People seem surprised that a divisional road game was way too close for comfort.
It’s almost like they forgot that the Giants were 0-2 when the Eagles need a 61-yard field goal to win the first matchup back in September.
That doesn’t excuse Sunday’s atrocious defensive performance, but we should all know better than to expect mid-December blowouts and we should probably just stay off of Twitter until the second half begins.
They came from behind to get the job done, just like last week. There’s a cornball saying about teams that find a way to win even when they don’t play well, and this squad fits the bill.
It was 20-7 Giants when LeGarrette Blount failed to convert a 4th and 1 and it looked like the Eagles were headed for a bitterly disappointing, dog shit loss. Then the defense came up with a key interception, the special teams unit blocked a punt, and the offense converted twice to make it a 21-20 game. What followed, then, was a back-and-forth second half where the Eagles simply made a few more plays than the Giants.
What now? It’s home against the Raiders, home against the Cowboys, home in the playoffs. If the Birds get it done on Jesus Christ’s birthday, they shouldn’t have to travel again until you know what game.
Buckle up and enjoy the ride. Stop being a whiner and celebrate your 12-2 football team.
1) Nick “The Franchise” Foles
24 for 38, 237 yards, four touchdowns, zero turnovers.
Yea, he misfired and double-clutched on a couple of looks, but that’s to be expected when starting your FIRST GAME OF THE YEAR ON THE ROAD AGAINST A DIVISION RIVAL WHILE BEING UNFAMILIAR WITH YOUR RECEIVERS.
They came out passing the ball to get him going early, which we all knew would happen.
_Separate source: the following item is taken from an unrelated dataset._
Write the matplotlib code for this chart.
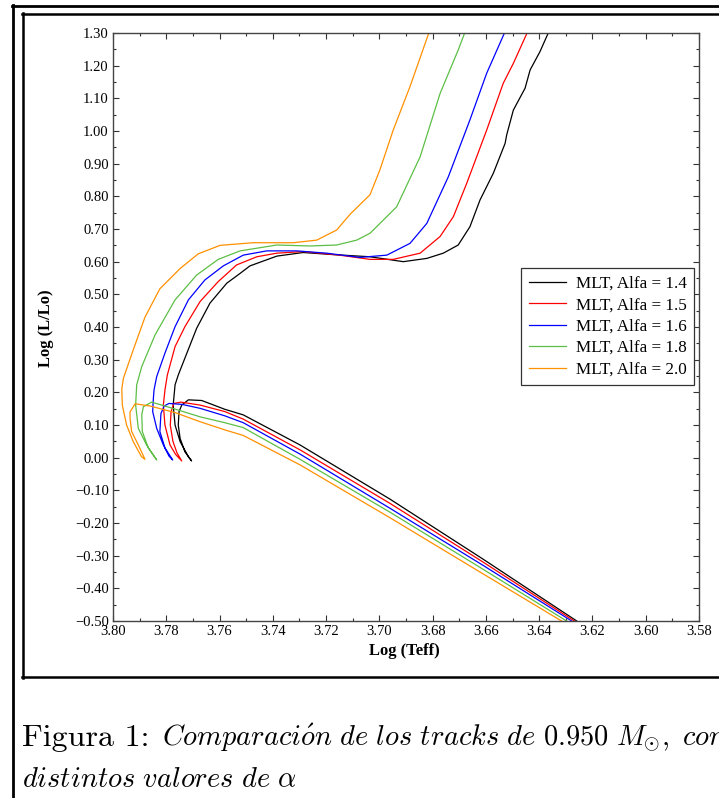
import matplotlib
matplotlib.use("Agg")
import matplotlib.pyplot as plt
from matplotlib.lines import Line2D
from matplotlib.ticker import MultipleLocator, FuncFormatter

plt.rcParams['font.family'] = ['Liberation Serif', 'DejaVu Serif']
plt.rcParams['mathtext.fontset'] = 'cm'

# Evolutionary tracks, 0.950 Msun, for several mixing-length parameters
alphas = ["1.4", "1.5", "1.6", "1.8", "2.0"]
colors = ["#000000", "#ff0000", "#0000ff", "#5cbf45", "#ff9000"]

teff_14 = [3.6259, 3.6610, 3.6960, 3.7298, 3.7511, 3.7580, 3.7667, 3.7717, 3.7742, 3.7752,
           3.7755, 3.7748, 3.7730, 3.7705, 3.7717, 3.7748, 3.7767, 3.7774, 3.7767, 3.7755,
           3.7686, 3.7636, 3.7573, 3.7523, 3.7486, 3.7385, 3.7286, 3.7180, 3.7035, 3.6910,
           3.6822, 3.6760, 3.6704, 3.6660, 3.6622, 3.6572, 3.6528, 3.6522, 3.6497, 3.6453,
           3.6434, 3.6397, 3.6372, 3.6360]
logl_14 = [-0.500, -0.311, -0.127, 0.039, 0.131, 0.148, 0.175, 0.177, 0.161, 0.141,
           0.100, 0.059, 0.018, -0.010, 0.003, 0.049, 0.100, 0.161, 0.223, 0.253,
           0.396, 0.473, 0.534, 0.564, 0.587, 0.617, 0.628, 0.622, 0.615, 0.600,
           0.610, 0.626, 0.651, 0.707, 0.789, 0.871, 0.962, 0.988, 1.064, 1.131,
           1.187, 1.243, 1.289, 1.310]

teff_15 = [3.6268, 3.6610, 3.6960, 3.7298, 3.7511, 3.7580, 3.7673, 3.7745, 3.7772, 3.7782,
           3.7785, 3.7775, 3.7760, 3.7742, 3.7765, 3.7786, 3.7805, 3.7811, 3.7805, 3.7796,
           3.7767, 3.7730, 3.7673, 3.7605, 3.7536, 3.7460, 3.7385, 3.7286, 3.7150, 3.7035,
           3.6948, 3.6847, 3.6772, 3.6722, 3.6672, 3.6597, 3.6535, 3.6497, 3.6440]
logl_15 = [-0.500, -0.320, -0.140, 0.024, 0.118, 0.141, 0.161, 0.170, 0.166, 0.140,
           0.100, 0.050, 0.015, -0.010, 0.010, 0.039, 0.100, 0.161, 0.207, 0.253,
           0.340, 0.401, 0.478, 0.539, 0.590, 0.615, 0.626, 0.631, 0.620, 0.607,
           0.607, 0.626, 0.677, 0.738, 0.840, 1.003, 1.146, 1.207, 1.310]

teff_16 = [3.6278, 3.6610, 3.6960, 3.7298, 3.7511, 3.7580, 3.7673, 3.7740, 3.7790, 3.7808,
           3.7820, 3.7824, 3.7805, 3.7776, 3.7790, 3.7811, 3.7836, 3.7851, 3.7849, 3.7846,
           3.7836, 3.7805, 3.7767, 3.7717, 3.7655, 3.7586, 3.7511, 3.7423, 3.7310, 3.7198,
           3.7073, 3.6972, 3.6885, 3.6822, 3.6741, 3.6660, 3.6597, 3.6525]
logl_16 = [-0.500, -0.330, -0.155, 0.011, 0.107, 0.128, 0.151, 0.163, 0.166, 0.158,
           0.135, 0.080, 0.030, -0.007, 0.005, 0.039, 0.090, 0.141, 0.175, 0.207,
           0.248, 0.320, 0.401, 0.483, 0.544, 0.587, 0.620, 0.633, 0.633, 0.626,
           0.613, 0.620, 0.656, 0.717, 0.860, 1.034, 1.177, 1.310]

teff_18 = [3.6297, 3.6610, 3.6960, 3.7298, 3.7511, 3.7580, 3.7673, 3.7780, 3.7855, 3.7886,
           3.7892, 3.7890, 3.7867, 3.7836, 3.7874, 3.7905, 3.7915, 3.7911, 3.7892, 3.7842,
           3.7767, 3.7686, 3.7605, 3.7523, 3.7385, 3.7260, 3.7160, 3.7085, 3.7035, 3.6935,
           3.6847, 3.6772, 3.6704, 3.6675]
logl_18 = [-0.500, -0.342, -0.167, -0.005, 0.092, 0.107, 0.125, 0.152, 0.170, 0.156,
           0.131, 0.080, 0.029, -0.007, 0.039, 0.090, 0.161, 0.223, 0.279, 0.376,
           0.483, 0.559, 0.607, 0.633, 0.651, 0.648, 0.651, 0.666, 0.687, 0.768,
           0.921, 1.115, 1.248, 1.310]

teff_20 = [3.6316, 3.6610, 3.6960, 3.7298, 3.7511, 3.7580, 3.7673, 3.7767, 3.7860, 3.7917,
           3.7936, 3.7936, 3.7930, 3.7905, 3.7880, 3.7893, 3.7924, 3.7949, 3.7965, 3.7967,
           3.7961, 3.7924, 3.7880, 3.7824, 3.7748, 3.7680, 3.7598, 3.7473, 3.7323, 3.7235,
           3.7160, 3.7110, 3.7035, 3.6998, 3.6948, 3.6885, 3.6810]
logl_20 = [-0.500, -0.356, -0.184, -0.022, 0.068, 0.085, 0.110, 0.138, 0.158, 0.165,
           0.140, 0.120, 0.080, 0.039, -0.005, 0.003, 0.049, 0.100, 0.161, 0.210,
           0.243, 0.330, 0.430, 0.517, 0.579, 0.624, 0.650, 0.658, 0.658, 0.666,
           0.697, 0.745, 0.805, 0.881, 1.003, 1.136, 1.310]

tracks = [(teff_14, logl_14), (teff_15, logl_15), (teff_16, logl_16),
          (teff_18, logl_18), (teff_20, logl_20)]

W, H = 719, 798
fig = plt.figure(figsize=(W / 100, H / 100), dpi=100)


def fx(px):
    return px / W


def fy(py):
    return 1 - py / H


ax = fig.add_axes([fx(113), fy(621), fx(699) - fx(113), fy(33) - fy(621)])

for (t, l), a, c in zip(tracks, alphas, colors):
    ax.plot(t, l, color=c, lw=0.9, label="MLT, Alfa = " + a)

ax.set_xlim(3.80, 3.58)
ax.set_ylim(-0.50, 1.30)
ax.xaxis.set_major_locator(MultipleLocator(0.02))
ax.xaxis.set_minor_locator(MultipleLocator(0.01))
ax.yaxis.set_major_locator(MultipleLocator(0.10))
ax.yaxis.set_minor_locator(MultipleLocator(0.05))
fmt = FuncFormatter(lambda v, pos: ("%.2f" % v).replace("-", "\u2212"))
ax.xaxis.set_major_formatter(fmt)
ax.yaxis.set_major_formatter(fmt)
ax.tick_params(which='both', direction='in', top=True, right=True,
               labelsize=10.5, width=0.8, color='#333333', pad=3)
ax.tick_params(which='major', length=4)
ax.tick_params(which='minor', length=2.5)
for s in ax.spines.values():
    s.set_color('#444444')
    s.set_linewidth(1.0)

ax.set_xlabel("Log (Teff)", fontsize=12, fontweight='bold')
ax.set_ylabel("Log (L/Lo)", fontsize=12, fontweight='bold')
ax.xaxis.set_label_coords(0.498, -0.038)
ax.yaxis.set_label_coords(-0.100, 0.498)

leg = ax.legend(loc='upper left', bbox_to_anchor=((521 - 113) / 586, (621 - 268) / 588),
                fontsize=12.3, frameon=True, fancybox=False, framealpha=1,
                borderpad=0.45, labelspacing=0.32, handlelength=2.2, handletextpad=0.55,
                borderaxespad=0)
leg.get_frame().set_edgecolor('#333333')
leg.get_frame().set_linewidth(0.9)


# page frames around the figure
def hline(y, x0, x1, lw):
    fig.add_artist(Line2D([fx(x0), fx(x1)], [fy(y), fy(y)], color='black', lw=lw))


def vline(x, y0, y1, lw):
    fig.add_artist(Line2D([fx(x), fx(x)], [fy(y0), fy(y1)], color='black', lw=lw))


vline(12.5, 4.5, 798, 2.0)
hline(5.5, 11.5, 719, 2.0)
vline(23, 13, 678, 1.8)
hline(14, 22, 719, 1.8)
hline(677, 22, 719, 1.8)

# caption below the plot
head = fig.text(fx(22), fy(746), "Figura 1:", family='cmr10', fontsize=23,
                ha='left', va='baseline')
fig.canvas.draw()
x_end = head.get_window_extent().x1
fig.text((x_end + 13) / W, fy(746),
         r"$\mathit{Comparaci\acute{o}n\ de\ los\ tracks\ de}\ 0.950\ M_{\odot},\ \mathit{con}$",
         fontsize=20.5, ha='left', va='baseline')
fig.text(fx(22), fy(787), r"$\mathit{distintos\ valores\ de}\ \alpha$",
         fontsize=20.5, ha='left', va='baseline')

fig.savefig("out.png", dpi=100)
Any thoughts of going run heavy, which I doubt Pederson was going to do anyway, went right out the door when the Birds quickly found themselves playing from behind.
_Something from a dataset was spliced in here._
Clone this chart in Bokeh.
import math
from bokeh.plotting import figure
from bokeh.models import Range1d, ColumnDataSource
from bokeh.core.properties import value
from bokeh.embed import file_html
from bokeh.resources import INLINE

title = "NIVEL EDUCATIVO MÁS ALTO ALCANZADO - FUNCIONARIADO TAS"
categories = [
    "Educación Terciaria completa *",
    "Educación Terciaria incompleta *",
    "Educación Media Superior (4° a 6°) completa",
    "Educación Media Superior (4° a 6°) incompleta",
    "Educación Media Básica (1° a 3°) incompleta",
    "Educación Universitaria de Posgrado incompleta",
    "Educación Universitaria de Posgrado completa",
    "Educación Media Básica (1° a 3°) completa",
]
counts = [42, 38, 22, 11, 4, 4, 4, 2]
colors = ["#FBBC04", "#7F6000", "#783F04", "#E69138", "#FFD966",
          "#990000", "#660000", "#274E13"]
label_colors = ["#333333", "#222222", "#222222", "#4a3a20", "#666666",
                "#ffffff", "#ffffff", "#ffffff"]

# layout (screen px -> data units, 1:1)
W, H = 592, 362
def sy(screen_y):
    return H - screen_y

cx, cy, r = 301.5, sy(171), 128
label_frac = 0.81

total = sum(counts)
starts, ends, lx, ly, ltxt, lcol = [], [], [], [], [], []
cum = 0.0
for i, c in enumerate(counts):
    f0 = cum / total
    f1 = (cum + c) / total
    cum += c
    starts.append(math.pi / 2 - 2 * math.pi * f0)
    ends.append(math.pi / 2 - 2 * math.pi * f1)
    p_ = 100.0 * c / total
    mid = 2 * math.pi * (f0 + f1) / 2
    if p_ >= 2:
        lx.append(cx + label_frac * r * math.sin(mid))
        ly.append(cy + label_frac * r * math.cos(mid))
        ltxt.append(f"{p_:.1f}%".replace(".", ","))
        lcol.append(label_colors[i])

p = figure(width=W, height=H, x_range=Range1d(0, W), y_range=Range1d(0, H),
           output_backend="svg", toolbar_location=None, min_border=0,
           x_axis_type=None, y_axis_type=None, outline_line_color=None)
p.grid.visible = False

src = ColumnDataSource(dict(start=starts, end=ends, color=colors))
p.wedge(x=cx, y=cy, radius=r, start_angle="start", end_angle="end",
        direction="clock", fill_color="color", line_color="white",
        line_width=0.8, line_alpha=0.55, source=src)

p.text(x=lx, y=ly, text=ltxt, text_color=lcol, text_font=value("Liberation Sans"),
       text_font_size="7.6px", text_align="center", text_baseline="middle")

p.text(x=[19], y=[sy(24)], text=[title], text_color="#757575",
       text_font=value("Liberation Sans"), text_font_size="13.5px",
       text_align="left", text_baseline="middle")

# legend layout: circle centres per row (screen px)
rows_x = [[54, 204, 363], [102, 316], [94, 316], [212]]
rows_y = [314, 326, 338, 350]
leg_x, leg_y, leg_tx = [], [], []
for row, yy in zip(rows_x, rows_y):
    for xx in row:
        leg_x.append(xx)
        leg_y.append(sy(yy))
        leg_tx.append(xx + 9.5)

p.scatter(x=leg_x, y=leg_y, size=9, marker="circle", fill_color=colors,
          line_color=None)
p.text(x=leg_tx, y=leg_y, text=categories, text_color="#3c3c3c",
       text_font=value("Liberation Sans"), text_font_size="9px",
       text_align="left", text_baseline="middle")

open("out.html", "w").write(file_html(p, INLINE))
The offense really did not change at all with Foles in there.
They ran the run/pass option, sometimes effectively…
…and sometimes ineffectively:
The biggest positive, in my mind, is that Nick showed off a lot of the traits that make Carson Wentz effective. He shrugged off a defender with a head fake and step-through. He took hits in the pocket. He connected a few times while rolling right. He went through his progressions and picked out a variety of targets for scores, just like Carson. All four touchdowns were caught by a different player.
Sure, it’s only one game against a 2-11 team, but that performance should significantly assuage the concerns of fans who were ready to throw in the towel.
2) Giving credit where it’s actually due
I thought we might be in for a hell of a ride when Stefen Wisniewski was ruled out for this game, meaning that the Eagles were rolling out a backup quarterback playing behind a backup left tackle and backup left guard.
Chance Warmack started and did alright.
How many times did you hear his name called on the broadcast? How many times did you hear Big V’s name called?
The one that jumped out was this play, where Eagles’ Twitter was quick to pounce:
— Don Bell (@DonBellonCBS3) December 17, 2017
We’re always ready to jump on Vaitai when he does something wrong, as if the guy is gonna be perfect in every single game. He rightfully deserves criticism for that sequence.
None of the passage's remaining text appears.